Much to their chagrin . . .

   Less than a week later, a small, foreign-language newspaper ran a long article on the case. The information obviously came from the other side. My client was livid. The firm's lawyers wanted to go to court to enforce the gag order, then hold a news conference to declare their opponent untrustworthy.

   No way, we said -- not even the court action. It would move the story, with its embarrassing details, from a minor publication's back pages to the front pages of major newspapers. The law favored my client, but the damage to its reputation would offset any value gained by aggressively enforcing the confidentiality agreement. Instead, we drafted a strong letter to the other side. They never broke the agreement again.

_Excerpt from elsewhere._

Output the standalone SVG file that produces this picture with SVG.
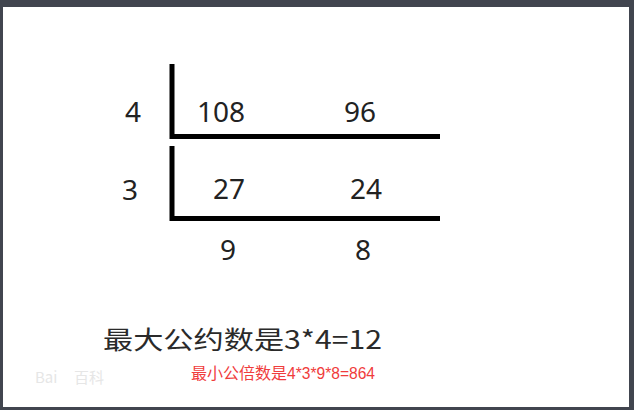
<svg xmlns="http://www.w3.org/2000/svg" width="634" height="410" viewBox="0 0 634 410">
<style>
.num{font-family:"Noto Sans","Liberation Sans",sans-serif;font-size:28px;fill:#222;text-anchor:middle}
.bar{stroke:#000;stroke-width:5;fill:none}
</style>
<rect x="0" y="0" width="634" height="410" fill="#41454f"/>
<rect x="3" y="7" width="626" height="400" fill="#ffffff"/>
<g id="connectors">
<path class="bar" d="M172 64 V136.5 H440"/>
<path class="bar" d="M172 146 V218.5 H440"/>
</g>
<g id="row1">
<text class="num" x="133" y="122">4</text>
<text class="num" x="221" y="122">108</text>
<text class="num" x="360" y="122">96</text>
</g>
<g id="row2">
<text class="num" x="130" y="200">3</text>
<text class="num" x="229" y="199">27</text>
<text class="num" x="366" y="199">24</text>
</g>
<g id="row3">
<text class="num" x="228" y="260">9</text>
<text class="num" x="363" y="260">8</text>
</g>
<g id="gcd">
<text x="103" y="349" font-family="Noto Sans CJK SC,sans-serif" font-size="25" fill="#2a2a2a" textLength="279" lengthAdjust="spacingAndGlyphs">最大公约数是3*4=12</text>
</g>
<g id="lcm">
<text y="379" font-family="Noto Sans CJK SC,sans-serif" font-size="16" fill="#f03c3c"><tspan x="191">最小公倍数是</tspan><tspan font-family="Liberation Sans Narrow,Liberation Sans,sans-serif" x="287" textLength="88" lengthAdjust="spacingAndGlyphs">4*3*9*8=864</tspan></text>
</g>
<text y="383" font-family="Noto Sans CJK SC,sans-serif" font-size="15" fill="#e6e6e6"><tspan x="35">Bai</tspan><tspan x="74">百科</tspan></text>
</svg>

   Some of the country's best lawyers have a tin ear about the public impact of their legal strategies, probably because most were trained in the 1970s or early 1980s -- before 24-hour cable news, the Internet and the explosion of business and legal news coverage. In today's media-saturated environment, their education and experience are as outdated as rotary phones.

   But the smart ones learn fast. Lawyers and clients are realizing that if a legal team isn't considering public opinion as well as the law, it is doing a grave disservice to itself, its clients and the case.

James F. Haggerty, a Manhattan-based attorney and communications consultant, is the author of In The Court of Public Opinion.